> _Objective_: Write the data out again, character for character, with no images.

> _Data section_:
::::
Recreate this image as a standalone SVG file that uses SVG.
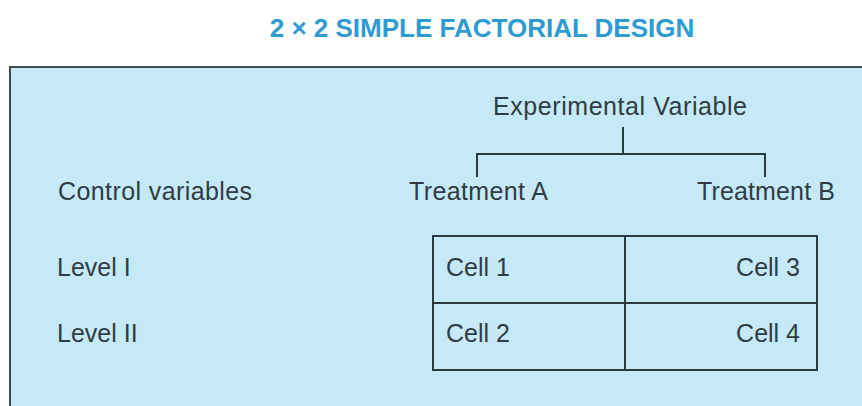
<svg xmlns="http://www.w3.org/2000/svg" width="862" height="406" viewBox="0 0 862 406">
  <style>
    .t { font-family: "Liberation Sans", Arial, sans-serif; font-size: 25px; fill: #2f3c44; }
    .title { font-family: "Liberation Sans", Arial, sans-serif; font-size: 26px; font-weight: bold; fill: #2e9bd3; }
    .ln { stroke: #2b3a42; stroke-width: 2; fill: none; }
  </style>
  <rect x="0" y="0" width="862" height="406" fill="#ffffff"/>
  <text class="title" x="482" y="37" text-anchor="middle">2 × 2 SIMPLE FACTORIAL DESIGN</text>
  <g id="panel">
    <rect x="10" y="67" width="860" height="350" fill="#c6e9f8" stroke="#3d4c52" stroke-width="2"/>
  </g>
  <g id="experimental-variable">
    <text class="t" x="493" y="115" textLength="254" lengthAdjust="spacing">Experimental Variable</text>
  </g>
  <g id="treatment-a">
    <text class="t" x="409" y="200" textLength="139" lengthAdjust="spacing">Treatment A</text>
  </g>
  <g id="treatment-b">
    <text class="t" x="697" y="200" textLength="138" lengthAdjust="spacing">Treatment B</text>
  </g>
  <g id="control-variables">
    <text class="t" x="58" y="200" textLength="194" lengthAdjust="spacing">Control variables</text>
  </g>
  <g id="level-1">
    <text class="t" x="57" y="276">Level I</text>
  </g>
  <g id="level-2">
    <text class="t" x="57" y="342">Level II</text>
  </g>
  <g id="table">
    <rect class="ln" x="433" y="236" width="384" height="134"/>
    <line class="ln" x1="433" y1="303" x2="817" y2="303"/>
    <line class="ln" x1="625" y1="236" x2="625" y2="370"/>
  </g>
  <g id="cell-1"><text class="t" x="446" y="276">Cell 1</text></g>
  <g id="cell-3"><text class="t" x="800" y="276" text-anchor="end">Cell 3</text></g>
  <g id="cell-2"><text class="t" x="446" y="342">Cell 2</text></g>
  <g id="cell-4"><text class="t" x="800" y="342" text-anchor="end">Cell 4</text></g>
  <g id="connectors">
    <path class="ln" d="M623 127 V154 M477 177 V154 H765 V177"/>
  </g>
</svg>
::::
> _Solution for this problem_:
Recreate this image as a standalone SVG file that uses SVG.
<svg xmlns="http://www.w3.org/2000/svg" width="862" height="406" viewBox="0 0 862 406">
  <style>
    .t { font-family: "Liberation Sans", Arial, sans-serif; font-size: 25px; fill: #2f3c44; }
    .title { font-family: "Liberation Sans", Arial, sans-serif; font-size: 26px; font-weight: bold; fill: #2e9bd3; }
    .ln { stroke: #2b3a42; stroke-width: 2; fill: none; }
  </style>
  <rect x="0" y="0" width="862" height="406" fill="#ffffff"/>
  <text class="title" x="482" y="37" text-anchor="middle">2 × 2 SIMPLE FACTORIAL DESIGN</text>
  <g id="panel">
    <rect x="10" y="67" width="860" height="350" fill="#c6e9f8" stroke="#3d4c52" stroke-width="2"/>
  </g>
  <g id="experimental-variable">
    <text class="t" x="493" y="115" textLength="254" lengthAdjust="spacing">Experimental Variable</text>
  </g>
  <g id="treatment-a">
    <text class="t" x="409" y="200" textLength="139" lengthAdjust="spacing">Treatment A</text>
  </g>
  <g id="treatment-b">
    <text class="t" x="697" y="200" textLength="138" lengthAdjust="spacing">Treatment B</text>
  </g>
  <g id="control-variables">
    <text class="t" x="58" y="200" textLength="194" lengthAdjust="spacing">Control variables</text>
  </g>
  <g id="level-1">
    <text class="t" x="57" y="276">Level I</text>
  </g>
  <g id="level-2">
    <text class="t" x="57" y="342">Level II</text>
  </g>
  <g id="table">
    <rect class="ln" x="433" y="236" width="384" height="134"/>
    <line class="ln" x1="433" y1="303" x2="817" y2="303"/>
    <line class="ln" x1="625" y1="236" x2="625" y2="370"/>
  </g>
  <g id="cell-1"><text class="t" x="446" y="276">Cell 1</text></g>
  <g id="cell-3"><text class="t" x="800" y="276" text-anchor="end">Cell 3</text></g>
  <g id="cell-2"><text class="t" x="446" y="342">Cell 2</text></g>
  <g id="cell-4"><text class="t" x="800" y="342" text-anchor="end">Cell 4</text></g>
  <g id="connectors">
    <path class="ln" d="M623 127 V154 M477 177 V154 H765 V177"/>
  </g>
</svg>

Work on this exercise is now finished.